Balsamic-Marinated Flank Steak
by Colby Garrelts, Chef , Bluestem, Kansas City, Mo.
- 2 16-ounce Certified Piedmontese Flank Steak
- 1 cup balsamic vinegar
- 1 cup soy sauce
- 1 cup brown sugar
- 1 tablespoon fresh ginger, minced
- 4 tablespoon olive oil
- 4 cloves garlic, minced
- 4 large oyster mushrooms, cleaned
- 2 baby bok choy, quartered lengthwise
- Olive oil for grilling
- Salt and pepper
To prepare the flank steak:
In a bowl, combine the balsamic vinegar, soy, garlic, and brown sugar and chill. In a separate dish, pour half of the marinade over the flank steak. Cover the steak and refrigerate overnight, turning once. Add the ginger and olive oil to the remaining marinade, mix and refrigerate.
Season both sides of the steak with salt and freshly ground pepper. In a hot skillet with 2 tablespoons of olive oil, grill the steak on both sides until desired doneness. Let the steak rest for 10 minutes, then slice when ready to serve.
To prepare the mushrooms and bok choy:
Heat 1 to 2 tablespoons olive oil in skillet. Grill mushrooms for about 8 minutes, turning occasionally, until partially charred. The bok choy should be grilled in a hot skillet in 2 tablespoons olive oil, about 5 minutes, until slightly charred. Again, turn it a couple of times in the grilling process.
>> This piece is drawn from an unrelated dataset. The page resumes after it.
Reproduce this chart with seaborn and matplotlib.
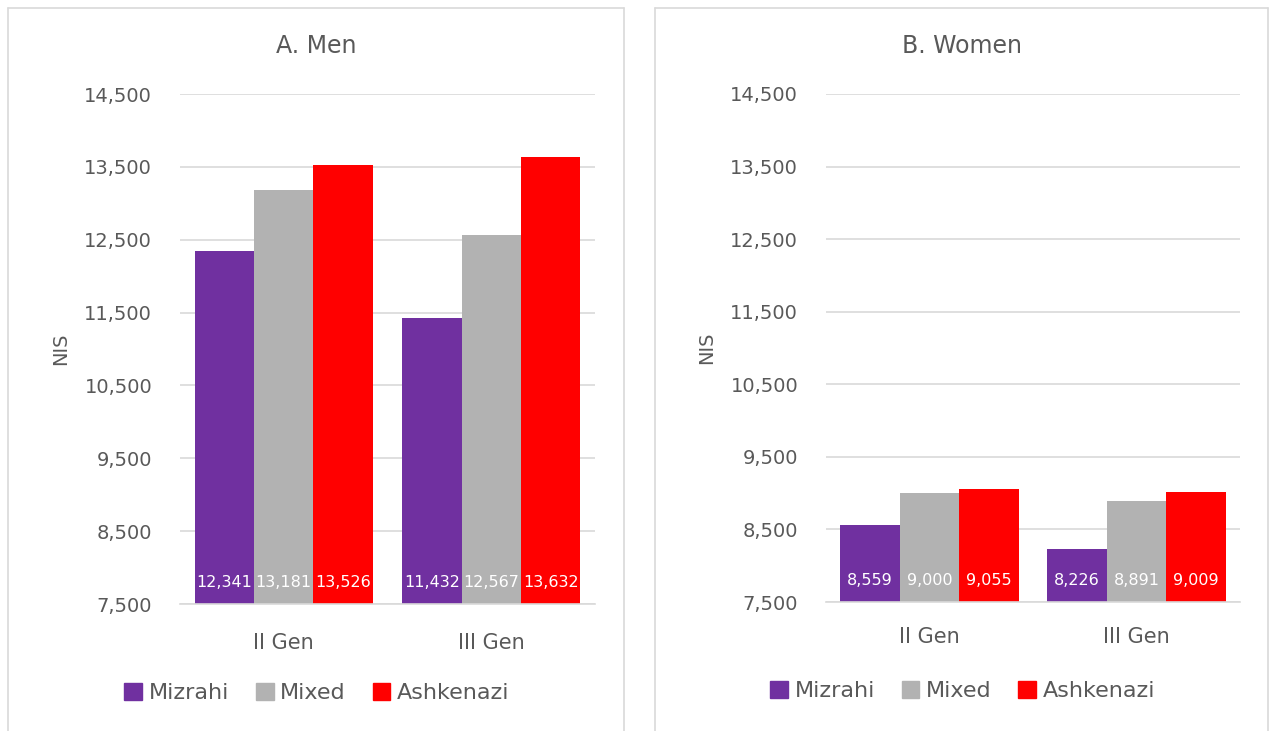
import matplotlib
matplotlib.use("Agg")
import matplotlib.pyplot as plt
import matplotlib.ticker as mticker
from matplotlib.lines import Line2D
import pandas as pd
import seaborn as sns

generations = ["II Gen", "III Gen"]
groups = ["Mizrahi", "Mixed", "Ashkenazi"]
men_mizrahi = [12341, 11432]
men_mixed = [13181, 12567]
men_ashkenazi = [13526, 13632]
women_mizrahi = [8559, 8226]
women_mixed = [9000, 8891]
women_ashkenazi = [9055, 9009]
y_ticks = [7500, 8500, 9500, 10500, 11500, 12500, 13500, 14500]

colors = {"Mizrahi": "#7030A0", "Mixed": "#B2B2B2", "Ashkenazi": "#FF0000"}
text_col = "#595959"
grid_col = "#D9D9D9"


def make_df(miz, mix, ash):
    rows = []
    for name, vals in zip(groups, [miz, mix, ash]):
        for g, v in zip(generations, vals):
            rows.append({"gen": g, "group": name, "value": v})
    return pd.DataFrame(rows)


sns.set_theme(style="white")
plt.rcParams["font.family"] = ["DejaVu Sans"]

fig = plt.figure(figsize=(12.7, 7.31), dpi=100)

# panel frames
for x0, x1 in [(8, 624), (655, 1268)]:
    fx0, fx1 = x0 / 1270, x1 / 1270
    fy = 1 - 8 / 731
    fig.add_artist(Line2D([fx0, fx1], [fy, fy], color=grid_col, lw=1.2, transform=fig.transFigure))
    fig.add_artist(Line2D([fx0, fx0], [0, fy], color=grid_col, lw=1.2, transform=fig.transFigure))
    fig.add_artist(Line2D([fx1, fx1], [0, fy], color=grid_col, lw=1.2, transform=fig.transFigure))

panels = [
    ("A. Men", make_df(men_mizrahi, men_mixed, men_ashkenazi), [180 / 1270, 1 - 604 / 731, 415 / 1270, 510 / 731], 316, 21),
    ("B. Women", make_df(women_mizrahi, women_mixed, women_ashkenazi), [826 / 1270, 1 - 602 / 731, 414 / 1270, 508 / 731], 962, 18),
]

for title, df, pos, tx, xpad in panels:
    ax = fig.add_axes(pos)
    sns.barplot(data=df, x="gen", y="value", hue="group", hue_order=groups,
                palette=colors, width=0.86, gap=0, saturation=1, ax=ax,
                errorbar=None, legend=False, linewidth=0)
    ax.set_ylim(7500, 14500)
    ax.set_yticks(y_ticks)
    ax.yaxis.set_major_formatter(mticker.StrMethodFormatter("{x:,.0f}"))
    ax.yaxis.grid(True, color=grid_col, lw=1.2)
    ax.set_axisbelow(True)
    for s in ["top", "right", "left"]:
        ax.spines[s].set_visible(False)
    ax.spines["bottom"].set_color(grid_col)
    ax.spines["bottom"].set_linewidth(1.2)
    ax.tick_params(axis="y", length=0, pad=20, labelsize=14, labelcolor=text_col)
    ax.tick_params(axis="x", length=0, pad=xpad, labelsize=15, labelcolor=text_col)
    ax.set_xlabel("")
    ax.set_ylabel("NIS", fontsize=14, color=text_col, labelpad=10)
    for bar in ax.patches:
        h = bar.get_height()
        if h <= 0:
            continue
        ax.text(bar.get_x() + bar.get_width() / 2, 7800, f"{h:,.0f}",
                ha="center", va="center", color="white", fontsize=11.5)
    fig.text(tx / 1270, 1 - 46 / 731, title, ha="center", va="center",
             fontsize=17, color=text_col)
    handles = [plt.Rectangle((0, 0), 1, 1, color=colors[g]) for g in groups]
    ax.legend(handles, groups, loc="center", bbox_to_anchor=(0.33, -0.175),
              ncol=3, frameon=False, fontsize=16, labelcolor=text_col,
              handlelength=0.8, handleheight=0.8, handletextpad=0.3,
              columnspacing=1.2)

fig.savefig("out.png", dpi=100)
In a clean bowl toss the mushrooms and bok choy with half the remaining marinade/vinaigrette. Slice the steaks; divide between 4 plates with the mushrooms and bok choy. Bring remaining marinade to a simmer in a saucepan, then drizzle it over steak slices, mushrooms, and bok choy and serve.
Pairing: Wine: Go big here! Syrah or even amarone would be very big and juicy. Beer: Stout beer or a really big domestic-style tripel would work nicely.